Wie hat sich L'Oréal in der digitalen Medienlandschaft positioniert?
Werbung für das Fernsehen zu machen, war ziemlich einfach im Vergleich zu der heutigen medialen Landschaft. Man hatte 30 Sekunden Zeit und das war's. Heutzutage produzieren wir zum einen 50-mal mehr Inhalte. Zum anderen sind diese Inhalte nicht voneinander losgelöst, sondern bilden ein Ganzes und müssen verschiedene Menschen in verschiedenen Situationen ansprechen.
Die Spielregeln werden sich einfach ändern, sobald man nur noch seinen Sprachassistenten fragen muss, um den besten Mascara auf dem Markt zu bekommen.
Kürzer ist besser. Das haben wir bei L'Oréal festgestellt. Unsere Verkaufspräsentationen dauern mittlerweile zwei Sekunden. Videoanzeigen ab sechs Sekunden bezeichnen wir als lang. Sequenzen sind deshalb sehr wichtig. Anstatt eines 30-Sekunden-Videos bieten wir den Nutzern eine Reihe von kurzen Botschaften durch Sequenzierung, Remarketing oder Rotation. Jeder dieser Videoanzeigenblöcke ist kurz und produktorientiert.
Was steht bei L'Oréal in punkto "Digitales Marketing" als nächstes auf dem Plan? Wohin geht die Entwicklung?

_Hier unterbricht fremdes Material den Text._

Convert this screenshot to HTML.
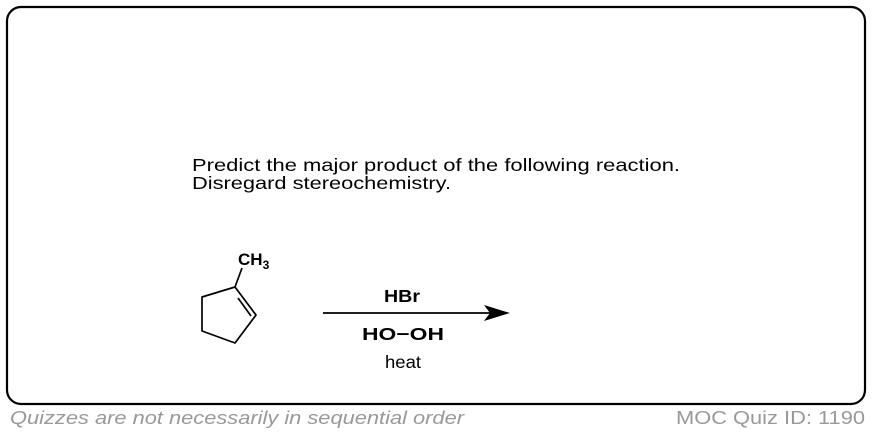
<!DOCTYPE html>
<html><head><meta charset="utf-8"><style>html,body{margin:0;padding:0;background:#fff;}svg{display:block}</style></head>
<body>
<svg width="872" height="434" viewBox="0 0 872 434" xmlns="http://www.w3.org/2000/svg" font-family="Liberation Sans, Arial, sans-serif">
<rect x="7" y="7" width="858" height="397" rx="14" ry="14" fill="#fff" stroke="#000" stroke-width="2.2"/>
<text x="192" y="171" font-size="17.5" fill="#000" textLength="488" lengthAdjust="spacingAndGlyphs">Predict the major product of the following reaction.</text>
<text x="192" y="189" font-size="17.5" fill="#000" textLength="259" lengthAdjust="spacingAndGlyphs">Disregard stereochemistry.</text>
<g stroke="#000" stroke-width="1.7" fill="none" stroke-linejoin="round">
<polygon points="235,287 256,315 235,343 202,331 202,297"/>
<line x1="238" y1="298" x2="251" y2="316"/>
<line x1="235" y1="287" x2="242" y2="268"/>
<line x1="323" y1="313" x2="490" y2="313"/>
</g>
<polygon points="510,313 484,305 490,313 484,321" fill="#000"/>
<text x="238" y="265" font-size="17" font-weight="bold">CH<tspan font-size="12" dy="4">3</tspan></text>
<text x="384" y="302" font-size="17.5" font-weight="bold" textLength="36" lengthAdjust="spacingAndGlyphs">HBr</text>
<text x="362" y="340" font-size="17.5" font-weight="bold" textLength="82" lengthAdjust="spacingAndGlyphs">HO−OH</text>
<text x="385" y="368" font-size="17.5" textLength="36" lengthAdjust="spacingAndGlyphs">heat</text>
<text x="10" y="424" font-size="18.5" font-style="italic" fill="#999" textLength="454" lengthAdjust="spacingAndGlyphs">Quizzes are not necessarily in sequential order</text>
<text x="676" y="424" font-size="18.5" fill="#999" textLength="189" lengthAdjust="spacingAndGlyphs">MOC Quiz ID: 1190</text>
</svg>
</body></html>
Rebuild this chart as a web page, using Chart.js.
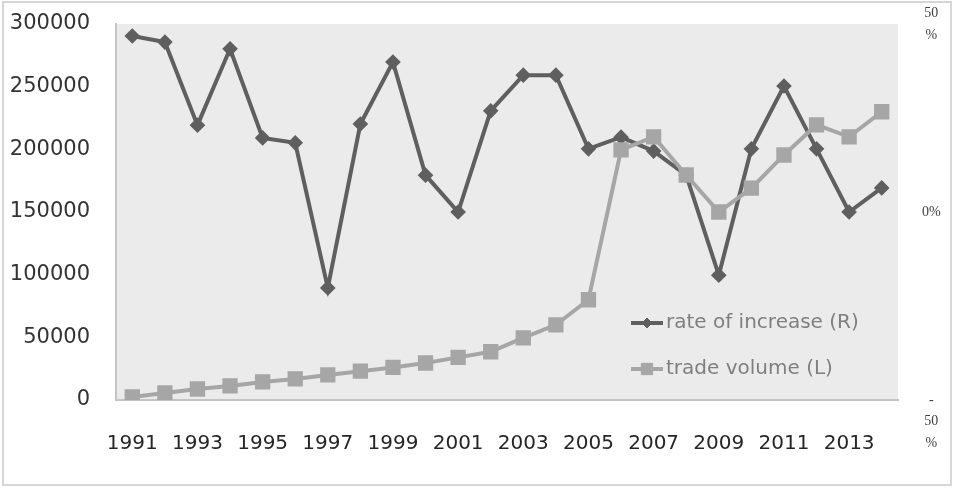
<!DOCTYPE html>
<html>
<head>
<meta charset="utf-8">
<script src="https://cdn.jsdelivr.net/npm/chart.js@4.4.1/dist/chart.umd.min.js"></script>
<style>
  html, body { margin: 0; padding: 0; background: #fff; }
</style>
</head>
<body>
<canvas id="grafico" width="954" height="488"></canvas>
<script>
// data
const years = ["1991","1992","1993","1994","1995","1996","1997","1998","1999","2000","2001","2002",
               "2003","2004","2005","2006","2007","2008","2009","2010","2011","2012","2013","2014"]
// rate of increase, % (right axis)
const rateOfIncrease = [46.8, 45.2, 23.1, 43.4, 19.7, 18.4, -20.2, 23.4, 39.9, 9.8, 0, 26.9,
                        36.4, 36.4, 16.8, 19.9, 16.2, 9.8, -16.8, 16.8, 33.5, 16.8, 0, 6.4]
// trade volume (left axis)
const tradeVolume = [2400, 5600, 8800, 11200, 14400, 16800, 20000, 23000, 26000, 29500, 34000, 38500,
                     49500, 60000, 80000, 199500, 210000, 179500, 150000, 169000, 195500, 219500, 210000, 230000]
const leftTicks = [0, 300000, 50000]      // min, max, step
const rightTicks = [-50, 50, 50]          // min, max, step
const rightTickLabels = { "50": ["50", "%"], "0": "0%", "-50": ["", "", "-", "50", "%"] }
const seriesNames = ["rate of increase (R)", "trade volume (L)"]

const ctx = document.getElementById('grafico')

// plot background + outer frame
const frame = {
  id: 'frame',
  beforeDraw(chart) {
    const c = chart.ctx, a = chart.chartArea
    c.save()
    c.fillStyle = '#ebebeb'
    c.fillRect(a.left, a.top, a.right - a.left, a.bottom - a.top)
    c.strokeStyle = '#d6d6d6'
    c.lineWidth = 2
    c.strokeRect(3, 2, 948, 483)
    c.restore()
  }
}

// legend drawn inside the plot, bottom right
const innerLegend = {
  id: 'innerLegend',
  afterDatasetsDraw(chart) {
    const c = chart.ctx, a = chart.chartArea
    const x0 = a.right - 267, x1 = a.right - 235
    const rows = [a.bottom - 77, a.bottom - 31]
    c.save()
    chart.data.datasets.forEach((ds, i) => {
      const y = rows[i]
      c.strokeStyle = ds.borderColor
      c.lineWidth = 4
      c.beginPath()
      c.moveTo(x0, y)
      c.lineTo(x1, y)
      c.stroke()
      c.fillStyle = ds.pointBackgroundColor
      c.strokeStyle = ds.pointBorderColor
      c.lineWidth = 1
      Chart.helpers.drawPoint(c, { pointStyle: ds.pointStyle, radius: ds.pointRadius, borderWidth: 1 }, (x0 + x1) / 2, y)
      c.fillStyle = '#7f7f7f'
      c.font = '20px "DejaVu Sans"'
      c.textBaseline = 'middle'
      c.textAlign = 'left'
      c.fillText(ds.label, x1 + 3, y)
    })
    c.restore()
  }
}

const fitY = width => s => {
  s.width = width
  s.paddingTop = 0
  s.paddingBottom = 0
}

let grafico = new Chart(ctx, {
  type: 'line',
  data: {
    labels: years,
    datasets: [{
      label: seriesNames[0],
      data: rateOfIncrease,
      yAxisID: 'yR',
      borderColor: '#5f5f5f',
      backgroundColor: '#5f5f5f',
      pointBackgroundColor: '#5f5f5f',
      pointBorderColor: '#5f5f5f',
      borderWidth: 4,
      pointStyle: 'rectRot',
      pointRadius: 5,
      tension: 0,
      order: 2
    }, {
      label: seriesNames[1],
      data: tradeVolume,
      yAxisID: 'yL',
      borderColor: '#a6a6a6',
      backgroundColor: '#a6a6a6',
      pointBackgroundColor: '#a6a6a6',
      pointBorderColor: '#a6a6a6',
      borderWidth: 4,
      pointStyle: 'rect',
      pointRadius: 8,
      tension: 0,
      order: 1
    }]
  },
  options: {
    responsive: false,
    animation: false,
    layout: { padding: { top: 24, left: 0, right: 0, bottom: 0 } },
    plugins: {
      legend: { display: false },
      tooltip: { enabled: false }
    },
    scales: {
      x: {
        type: 'category',
        offset: true,
        grid: { display: false, drawTicks: false },
        border: { display: true, color: '#c4c4c4', width: 2 },
        ticks: {
          autoSkip: false,
          maxRotation: 0,
          padding: 32,
          color: '#262626',
          font: { family: 'DejaVu Sans', size: 20 },
          callback: (v, i) => i % 2 === 0 ? years[i] : ''
        },
        afterFit: s => { s.height = 88 }
      },
      yL: {
        position: 'left',
        min: leftTicks[0],
        max: leftTicks[1],
        grid: { display: false, drawTicks: false },
        border: { display: true, color: '#c4c4c4', width: 2 },
        ticks: {
          stepSize: leftTicks[2],
          padding: 26,
          color: '#333333',
          font: { family: 'DejaVu Sans', size: 21 },
          callback: v => String(v)
        },
        afterFit: fitY(116)
      },
      yR: {
        position: 'right',
        min: rightTicks[0],
        max: rightTicks[1],
        grid: { display: false, drawTicks: false },
        border: { display: false },
        ticks: {
          stepSize: rightTicks[2],
          padding: 24,
          crossAlign: 'center',
          color: '#404040',
          font: { family: 'Liberation Serif', size: 14, lineHeight: 1.55 },
          callback: v => rightTickLabels[String(v)]
        },
        afterFit: fitY(56)
      }
    }
  },
  plugins: [frame, innerLegend]
})
</script>
</body>
</html>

Ich bin überzeugt, dass wir auf der Schwelle zu einer neuen Phase im digitalen Marketing stehen.
Deshalb haben wir bei L'Oréal einige Initiativen ins Leben gerufen, mit denen wir als Vorreiter fungieren wollen. Ein Meilenstein auf dem Weg dorthin war die Übernahme von Modiface, einem Unternehmen für AR-Technologie im Beauty-Bereich.
Sprachsuche, KI, AR und VR gehören zu den neuen Technologien, die die Art und Weise verändern, wie Nutzer neue Produkte entdecken, ausprobieren, erleben und letztlich auch kaufen. Die Spielregeln werden sich einfach ändern, sobald man nur noch seinen Sprachassistenten fragen muss, um den besten Mascara auf dem Markt zu bekommen. Oder wenn der Spiegel zum persönlichen Schönheitsberater wird. Oder wenn man ein Anleitungsvideo nicht nur ansehen kann, sondern das Make-up direkt auf seinem eigenen Gesicht projiziert sieht. Marken, die das schaffen, werden die Gewinner sein.